Ce plan comprend 20 mesures organisées autour
de cinq grands axes qui sont les suivants :
• créer un statut unique protecteur pour
l’entrepreneur individuel et faciliter le passage d’une entreprise individuelle
en société ;
• améliorer et simplifier la protection sociale des
indépendants ;
• faciliter la reconversion et la formation des
indépendants ;
• favoriser la transmission des entreprises et des
savoir-faire ;
• simplifier l’environnement juridique des
indépendants et leur accès à l’information.
« Nous nous sommes par ailleurs tenus à leurs
côtés durant la crise grâce à l’ensemble de nos dispositifs de soutien.
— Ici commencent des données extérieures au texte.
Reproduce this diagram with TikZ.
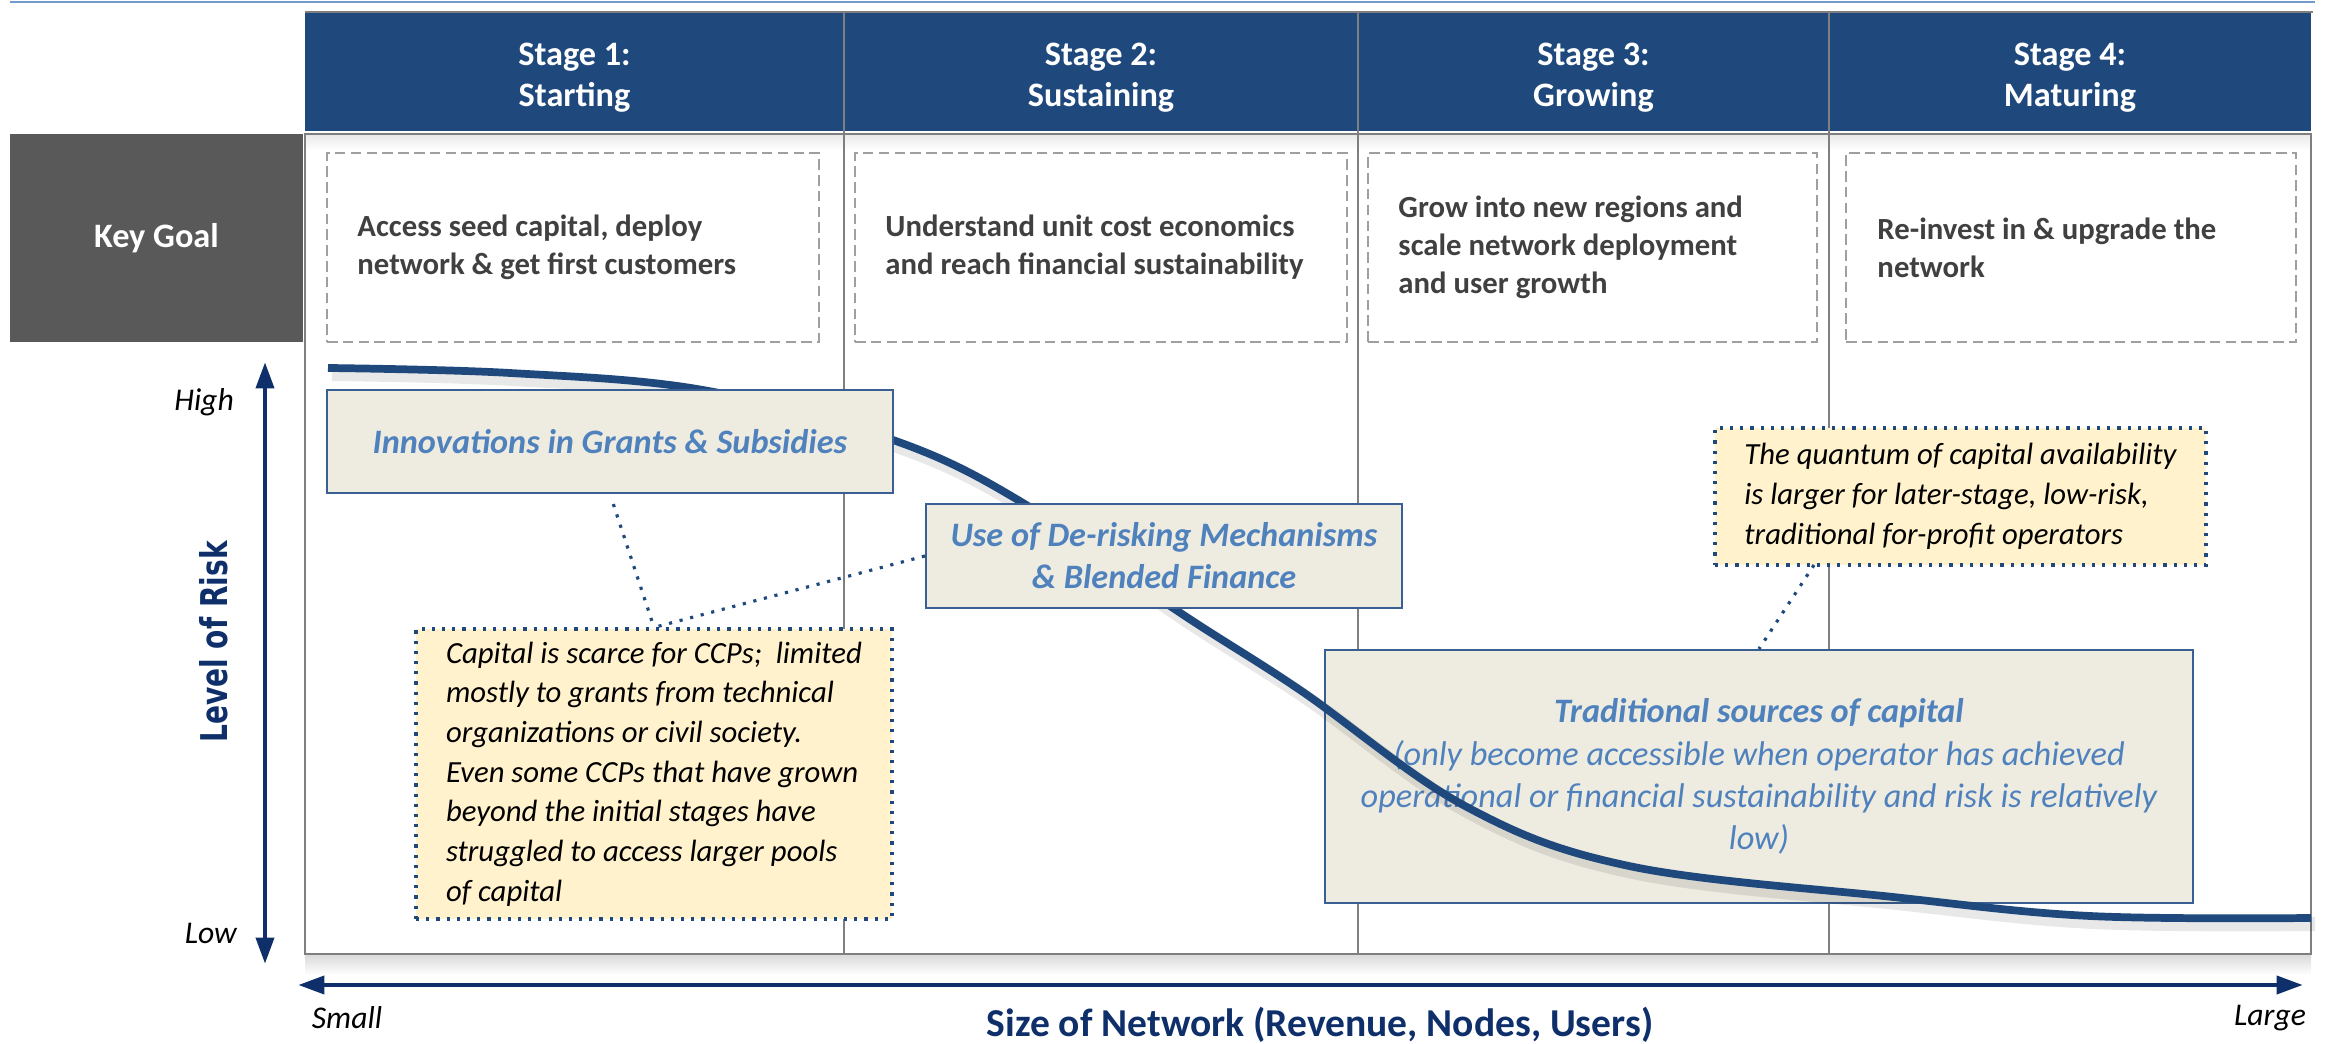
\documentclass[tikz,border=0pt]{standalone}
\usepackage{fontspec}
\usepackage{graphicx}
\setmainfont{Carlito}
\newfontfamily\riskfont{DejaVu Sans}
\usetikzlibrary{arrows.meta}
\definecolor{entete}{HTML}{1F497D}
\definecolor{marine}{HTML}{0E2F69}
\definecolor{grisfonce}{HTML}{595959}
\definecolor{textegris}{HTML}{404040}
\definecolor{beige}{HTML}{EEECE1}
\definecolor{bordbleu}{HTML}{3A5F93}
\definecolor{bleutexte}{HTML}{4F81BD}
\definecolor{jaune}{HTML}{FFF2CC}
\definecolor{trait}{HTML}{7F7F7F}
\tikzset{
  etape/.style={text=white,font=\fontsize{19.5}{23}\selectfont\bfseries,align=center},
  but/.style={draw=gray!75,dash pattern=on 6pt off 3pt,line width=1pt,minimum height=3.78cm},
  butxt/.style={anchor=west,align=left,inner sep=0pt,text=textegris,font=\fontsize{17.5}{21.6}\selectfont\bfseries},
  levier/.style={draw=bordbleu,fill=beige,line width=1.2pt,text=bleutexte,font=\fontsize{19.5}{24}\selectfont\bfseries\itshape,align=center,inner sep=0pt},
  note/.style={draw=entete,fill=jaune,line width=1.8pt,dash pattern=on 1.8pt off 4pt,font=\fontsize{17.5}{22.6}\selectfont\itshape,align=left,inner sep=0pt},
  pointille/.style={draw=entete,line width=1.8pt,dash pattern=on 1.8pt off 4.4pt},
  axe/.style={marine,line width=2.8pt,{Triangle[length=15pt,width=10pt]}-{Triangle[length=15pt,width=10pt]}},
  borne/.style={font=\fontsize{18}{20}\selectfont\itshape},
}
\begin{document}
\begin{tikzpicture}[x=2cm,y=2cm]%
\useasboundingbox (0,0) rectangle (23.33,10.43);%%
%%CADRE
\draw[bleutexte!80,line width=1.2pt] (0.10,10.41) -- (23.15,10.41);%%
\fill[entete] (3.05,9.12) rectangle (23.11,10.31);%%
\draw[trait,line width=1.2pt] (3.05,10.31) -- (23.13,10.31);%%
\shade[top color=gray!18,bottom color=white] (3.06,8.93) rectangle (23.10,9.09);%%
\shade[top color=gray!30,bottom color=white] (3.05,0.68) rectangle (23.11,0.89);%%
\draw[trait,line width=1.2pt] (3.05,0.89) rectangle (23.11,9.09);%%
\foreach \x in {8.44,13.58,18.29}
  \draw[trait,line width=1.2pt] (\x,0.89) -- (\x,10.31);%%
%%ETAPES
\node[etape] (s1) at (5.745,9.655) {Stage 1:\\Starting};%%
\node[etape] (s2) at (11.01,9.655) {Stage 2:\\Sustaining};%%
\node[etape] (s3) at (15.935,9.655) {Stage 3:\\Growing};%%
\node[etape] (s4) at (20.70,9.655) {Stage 4:\\Maturing};%%
%%OBJECTIFS
\node[etape,fill=grisfonce,minimum width=5.86cm,minimum height=4.16cm] (kg) at (1.565,8.05) {Key Goal};%%
\node[but,minimum width=9.84cm] (g1) at (5.73,7.955) {};%%
\node[but,minimum width=9.84cm] (g2) at (11.01,7.955) {};%%
\node[but,minimum width=8.98cm] (g3) at (15.925,7.955) {};%%
\node[but,minimum width=9.0cm] (g4) at (20.71,7.955) {};%%
\node[butxt] (t1) at ([xshift=0.62cm]g1.west) {Access seed capital, deploy\\network \& get first customers};%%
\node[butxt] (t2) at ([xshift=0.62cm]g2.west) {Understand unit cost economics\\and reach financial sustainability};%%
\node[butxt] (t3) at ([xshift=0.62cm]g3.west) {Grow into new regions and\\scale network deployment\\and user growth};%%
\node[butxt] (t4) at ([xshift=0.64cm]g4.west) {Re-invest in \& upgrade the\\network};%%
%%AXES
\coordinate (haut) at (2.65,6.81);%%
\coordinate (bas) at (2.65,0.79);%%
\draw[axe] (bas) -- (haut);%%
\coordinate (gauche) at (2.98,0.58);%%
\coordinate (droite) at (23.03,0.58);%%
\draw[axe] (gauche) -- (droite);%%
\node[borne,anchor=east] (high) at (2.40,6.41) {High};%%
\node[borne,anchor=east] (low) at (2.43,1.10) {Low};%%
\node[borne] (small) at (3.47,0.25) {Small};%%
\node[borne] (large) at (22.70,0.25) {Large};%%
\node[text=marine,font=\fontsize{22.5}{24}\selectfont\bfseries] (taille) at (13.20,0.18) {Size of Network (Revenue, Nodes, Users)};%%
\node[rotate=90,text=marine] (risque) at (2.14,4.01) {\scalebox{0.76}[1]{\riskfont\fontsize{21}{24}\selectfont\bfseries Level of Risk}};%%
%%FINANCEMENT TRADITIONNEL
\node[levier,minimum width=17.36cm,minimum height=5.06cm] (trad) at (17.59,2.665) {Traditional sources of capital\\{\mdseries (only become accessible when operator has achieved}\\{\mdseries operational or financial sustainability and risk is relatively}\\{\mdseries low)}};%%
%%COURBE
\draw[black,opacity=0.09,line width=8pt,shift={(0.04,-0.06)}] plot[smooth,tension=0.6] coordinates {(3.28,6.75) (5.10,6.70) (7.03,6.53) (8.93,6.03) (10.23,5.40) (11.73,4.35) (13.0,3.53) (14.65,2.37) (16.29,1.77) (18.93,1.46) (20.90,1.27) (23.11,1.25)};%%
\draw[entete,line width=4.4pt] plot[smooth,tension=0.6] coordinates {(3.28,6.75) (5.10,6.70) (7.03,6.53) (8.93,6.03) (10.23,5.40) (11.73,4.35) (13.0,3.53) (14.65,2.37) (16.29,1.77) (18.93,1.46) (20.90,1.27) (23.11,1.25)};%%
%%LEVIERS
\node[levier,minimum width=11.32cm,minimum height=2.06cm] (innov) at (6.10,6.015) {Innovations in Grants \& Subsidies};%%
\node[levier,minimum width=9.52cm,minimum height=2.08cm] (derisk) at (11.64,4.87) {Use of De-risking Mechanisms\\\& Blended Finance};%%
%%NOTES
\node[note,minimum width=9.52cm,minimum height=5.80cm] (capnote) at (6.54,2.69) {Capital is scarce for CCPs;~ limited\\mostly to grants from technical\\organizations or civil society.\\Even some CCPs that have grown\\beyond the initial stages have\\struggled to access larger pools\\of capital};%%
\node[note,minimum width=9.82cm,minimum height=2.74cm] (qnote) at (19.605,5.465) {The quantum of capital availability\\is larger for later-stage, low-risk,\\traditional for-profit operators};%%
%%LIENS
\draw[pointille,shorten <=6pt] (innov.south) -- (capnote.north);%%
\draw[pointille] (derisk.west) -- (capnote.north);%%
\coordinate (qpied) at (18.14,4.78);%%
\draw[pointille] (qpied) -- (trad.north);%%
\end{tikzpicture}
\end{document}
Si les
dispositions déjà prises vont dans le bon sens, nous devons aller encore plus
loin pour mieux protéger les indépendants face aux accidents de la vie,
renforcer leur accompagnement – de la création d’entreprise jusqu’à sa
transmission – pour simplifier leurs démarches du quotidien. Dans la continuité
de l’action menée depuis près de cinq ans, et après le temps du soutien dans la
crise, et de la relance (…) » explique Emmanuel Macron dans un communiqué
paru le 16 septembre pour présenter le Plan indépendants.
L’ensemble de ces mesures seront applicables dès
janvier 2022, a promis l'Exécutif. Elles doivent en outre faire l'objet d'un
projet de loi spécifique via trois textes : un projet de loi dédié, le
projet de loi de finances et le projet de loi du financement de la Sécurité
sociale.
Même si l’ensemble de ces mesures sont
« insuffisantes » pour certains syndicats, comme independants.co ou
l’Union des autoentrepreneurs, « ce plan est une étape historique » a
toutefois reconnu le président de l'U2P, Dominique Métayer.
Pour le chef de l’État, l’ambition de ce plan va
au-delà de la simple reconnaissance d’une catégorie d’actifs : « Nous
devons réengager la nation tout entière dans cette culture du travail et du
mérite, c’est un combat culturel » a-t-il en effet argumenté.
C’est pourquoi « il faut s’assurer qu’il n’est
jamais plus rentable de ne pas travailler que de travailler ». Des propos
reçus avec soulagement et enthousiasme par les petits entrepreneurs qui sont en
général moins aidés par l’État que les chômeurs.